*Record set*
start
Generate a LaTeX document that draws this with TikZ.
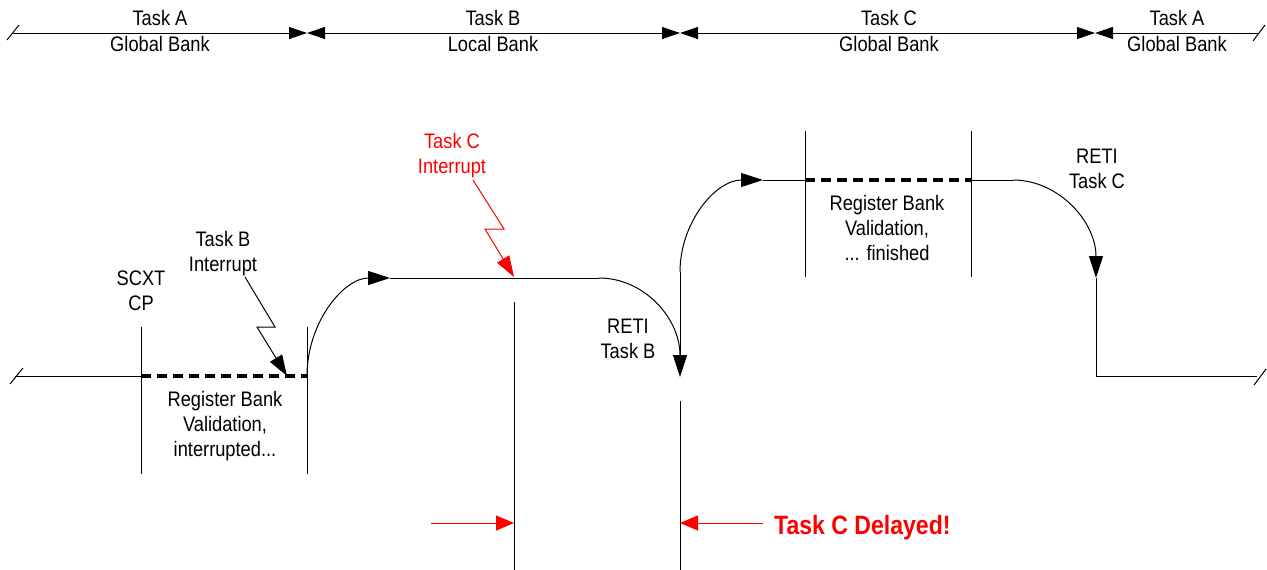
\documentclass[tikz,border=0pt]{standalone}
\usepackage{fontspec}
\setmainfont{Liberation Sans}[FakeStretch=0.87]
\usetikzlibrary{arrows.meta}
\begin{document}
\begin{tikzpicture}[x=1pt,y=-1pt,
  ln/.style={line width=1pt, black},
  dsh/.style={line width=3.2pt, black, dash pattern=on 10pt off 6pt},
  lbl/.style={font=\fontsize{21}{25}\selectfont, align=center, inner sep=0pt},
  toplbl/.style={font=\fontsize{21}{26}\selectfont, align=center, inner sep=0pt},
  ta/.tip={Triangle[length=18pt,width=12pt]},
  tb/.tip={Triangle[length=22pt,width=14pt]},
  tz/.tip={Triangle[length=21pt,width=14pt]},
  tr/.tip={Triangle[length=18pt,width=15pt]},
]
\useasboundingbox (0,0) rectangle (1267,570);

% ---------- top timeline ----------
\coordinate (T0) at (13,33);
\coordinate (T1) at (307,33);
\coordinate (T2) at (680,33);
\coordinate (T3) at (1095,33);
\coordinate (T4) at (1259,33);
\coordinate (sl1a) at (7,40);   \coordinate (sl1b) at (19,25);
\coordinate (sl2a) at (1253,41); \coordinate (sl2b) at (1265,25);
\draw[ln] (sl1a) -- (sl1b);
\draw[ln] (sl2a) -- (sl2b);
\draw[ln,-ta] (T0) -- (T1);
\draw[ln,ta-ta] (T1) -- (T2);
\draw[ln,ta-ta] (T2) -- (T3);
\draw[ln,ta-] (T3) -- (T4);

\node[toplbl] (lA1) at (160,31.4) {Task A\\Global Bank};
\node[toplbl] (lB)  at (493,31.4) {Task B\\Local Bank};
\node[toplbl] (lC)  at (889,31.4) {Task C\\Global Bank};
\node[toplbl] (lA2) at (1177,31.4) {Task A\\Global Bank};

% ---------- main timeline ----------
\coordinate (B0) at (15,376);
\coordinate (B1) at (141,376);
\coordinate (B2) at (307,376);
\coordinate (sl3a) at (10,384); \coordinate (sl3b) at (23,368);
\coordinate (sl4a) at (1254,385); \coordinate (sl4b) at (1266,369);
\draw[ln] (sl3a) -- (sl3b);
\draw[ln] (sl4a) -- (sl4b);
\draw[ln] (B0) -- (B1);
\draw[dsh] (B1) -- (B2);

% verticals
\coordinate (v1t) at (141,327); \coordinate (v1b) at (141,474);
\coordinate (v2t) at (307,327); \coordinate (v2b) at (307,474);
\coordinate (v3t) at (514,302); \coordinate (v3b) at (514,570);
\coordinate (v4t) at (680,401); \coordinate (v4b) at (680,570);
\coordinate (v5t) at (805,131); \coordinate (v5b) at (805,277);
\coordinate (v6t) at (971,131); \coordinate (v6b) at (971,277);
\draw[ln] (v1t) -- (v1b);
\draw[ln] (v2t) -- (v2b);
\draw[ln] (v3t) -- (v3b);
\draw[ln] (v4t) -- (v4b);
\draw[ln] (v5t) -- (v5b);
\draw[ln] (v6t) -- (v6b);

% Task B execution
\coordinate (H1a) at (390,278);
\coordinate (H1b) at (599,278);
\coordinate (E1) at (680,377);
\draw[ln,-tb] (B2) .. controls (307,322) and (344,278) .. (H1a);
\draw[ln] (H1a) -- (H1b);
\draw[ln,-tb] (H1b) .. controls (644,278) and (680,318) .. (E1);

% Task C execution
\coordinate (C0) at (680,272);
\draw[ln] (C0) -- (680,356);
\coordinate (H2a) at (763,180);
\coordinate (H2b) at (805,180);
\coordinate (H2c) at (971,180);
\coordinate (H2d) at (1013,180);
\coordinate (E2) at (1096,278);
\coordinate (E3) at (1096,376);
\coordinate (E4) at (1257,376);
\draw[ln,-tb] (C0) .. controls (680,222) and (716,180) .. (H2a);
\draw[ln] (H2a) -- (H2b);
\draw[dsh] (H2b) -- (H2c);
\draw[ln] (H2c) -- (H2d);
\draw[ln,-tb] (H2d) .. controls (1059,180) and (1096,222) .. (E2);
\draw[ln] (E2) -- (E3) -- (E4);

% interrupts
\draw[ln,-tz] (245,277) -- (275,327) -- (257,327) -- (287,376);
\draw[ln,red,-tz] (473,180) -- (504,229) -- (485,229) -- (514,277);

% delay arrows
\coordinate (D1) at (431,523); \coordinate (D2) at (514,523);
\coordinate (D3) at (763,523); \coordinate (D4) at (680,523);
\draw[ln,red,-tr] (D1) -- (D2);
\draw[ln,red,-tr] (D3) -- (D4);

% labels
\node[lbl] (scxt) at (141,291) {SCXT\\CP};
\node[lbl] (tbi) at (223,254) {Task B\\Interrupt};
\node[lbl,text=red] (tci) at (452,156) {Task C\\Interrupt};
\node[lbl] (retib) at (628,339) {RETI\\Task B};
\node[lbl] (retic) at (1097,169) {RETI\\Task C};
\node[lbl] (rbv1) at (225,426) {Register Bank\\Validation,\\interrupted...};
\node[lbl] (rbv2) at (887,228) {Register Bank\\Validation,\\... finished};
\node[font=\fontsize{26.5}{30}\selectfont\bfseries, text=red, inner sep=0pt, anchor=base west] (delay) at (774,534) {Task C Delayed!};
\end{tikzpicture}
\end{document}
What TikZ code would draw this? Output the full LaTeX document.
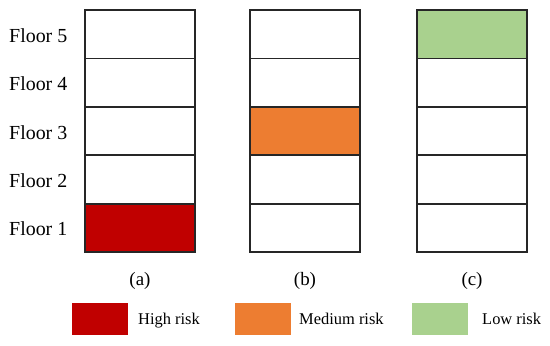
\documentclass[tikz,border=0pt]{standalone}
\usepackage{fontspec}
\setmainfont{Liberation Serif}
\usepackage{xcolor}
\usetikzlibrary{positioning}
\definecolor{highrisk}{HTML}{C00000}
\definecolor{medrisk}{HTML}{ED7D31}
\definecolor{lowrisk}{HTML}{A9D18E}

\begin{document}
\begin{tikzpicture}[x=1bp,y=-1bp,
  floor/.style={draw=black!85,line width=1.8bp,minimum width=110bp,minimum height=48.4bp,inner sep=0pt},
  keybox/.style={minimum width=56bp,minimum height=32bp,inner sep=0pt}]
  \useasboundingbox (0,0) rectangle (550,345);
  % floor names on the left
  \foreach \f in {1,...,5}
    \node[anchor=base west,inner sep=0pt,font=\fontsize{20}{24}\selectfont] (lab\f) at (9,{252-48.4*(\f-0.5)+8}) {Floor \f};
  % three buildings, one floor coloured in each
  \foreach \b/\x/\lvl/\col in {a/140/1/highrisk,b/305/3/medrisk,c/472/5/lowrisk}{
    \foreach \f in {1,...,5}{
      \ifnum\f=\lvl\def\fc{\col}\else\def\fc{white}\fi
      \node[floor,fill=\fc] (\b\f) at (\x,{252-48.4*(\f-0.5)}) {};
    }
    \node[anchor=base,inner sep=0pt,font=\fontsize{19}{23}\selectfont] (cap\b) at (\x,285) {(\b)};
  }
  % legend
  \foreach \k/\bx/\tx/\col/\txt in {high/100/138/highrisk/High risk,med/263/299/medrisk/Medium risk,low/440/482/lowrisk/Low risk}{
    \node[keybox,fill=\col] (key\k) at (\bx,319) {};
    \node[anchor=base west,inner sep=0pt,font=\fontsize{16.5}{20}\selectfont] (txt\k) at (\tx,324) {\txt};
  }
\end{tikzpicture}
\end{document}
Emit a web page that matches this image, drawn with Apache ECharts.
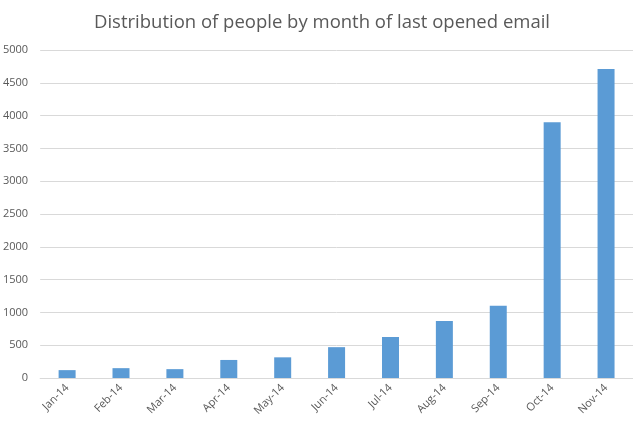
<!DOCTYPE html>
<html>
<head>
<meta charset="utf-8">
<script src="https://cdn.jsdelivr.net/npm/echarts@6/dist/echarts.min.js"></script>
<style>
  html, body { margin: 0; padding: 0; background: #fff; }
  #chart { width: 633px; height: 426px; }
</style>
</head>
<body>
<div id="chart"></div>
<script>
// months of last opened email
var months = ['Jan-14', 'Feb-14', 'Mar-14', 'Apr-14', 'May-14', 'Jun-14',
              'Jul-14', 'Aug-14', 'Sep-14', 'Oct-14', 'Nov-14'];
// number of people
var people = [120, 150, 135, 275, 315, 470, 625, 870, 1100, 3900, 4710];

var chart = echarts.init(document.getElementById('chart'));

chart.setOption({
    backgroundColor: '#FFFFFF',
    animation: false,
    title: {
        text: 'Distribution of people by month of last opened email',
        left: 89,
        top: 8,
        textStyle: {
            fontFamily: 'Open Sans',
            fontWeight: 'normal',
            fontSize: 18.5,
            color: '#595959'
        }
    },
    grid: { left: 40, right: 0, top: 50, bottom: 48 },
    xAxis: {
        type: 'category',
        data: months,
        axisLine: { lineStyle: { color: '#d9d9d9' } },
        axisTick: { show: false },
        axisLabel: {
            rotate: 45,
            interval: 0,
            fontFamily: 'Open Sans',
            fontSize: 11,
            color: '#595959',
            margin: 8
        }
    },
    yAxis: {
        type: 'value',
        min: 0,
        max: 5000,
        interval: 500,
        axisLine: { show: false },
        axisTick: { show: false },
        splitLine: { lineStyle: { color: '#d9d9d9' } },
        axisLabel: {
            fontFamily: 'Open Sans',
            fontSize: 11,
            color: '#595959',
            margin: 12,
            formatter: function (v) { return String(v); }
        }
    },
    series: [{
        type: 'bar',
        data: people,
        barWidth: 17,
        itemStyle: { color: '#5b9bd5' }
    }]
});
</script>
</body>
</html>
end
*The problem*
Print everything from the line with "Emit a web page" down to the line with "var chart = echarts.init(document.getElementById('chart'));" in the entries above, both lines included and nothing more, without the pictures.

*Response to this task*
Emit a web page that matches this image, drawn with Apache ECharts.
<!DOCTYPE html>
<html>
<head>
<meta charset="utf-8">
<script src="https://cdn.jsdelivr.net/npm/echarts@6/dist/echarts.min.js"></script>
<style>
  html, body { margin: 0; padding: 0; background: #fff; }
  #chart { width: 633px; height: 426px; }
</style>
</head>
<body>
<div id="chart"></div>
<script>
// months of last opened email
var months = ['Jan-14', 'Feb-14', 'Mar-14', 'Apr-14', 'May-14', 'Jun-14',
              'Jul-14', 'Aug-14', 'Sep-14', 'Oct-14', 'Nov-14'];
// number of people
var people = [120, 150, 135, 275, 315, 470, 625, 870, 1100, 3900, 4710];

var chart = echarts.init(document.getElementById('chart'));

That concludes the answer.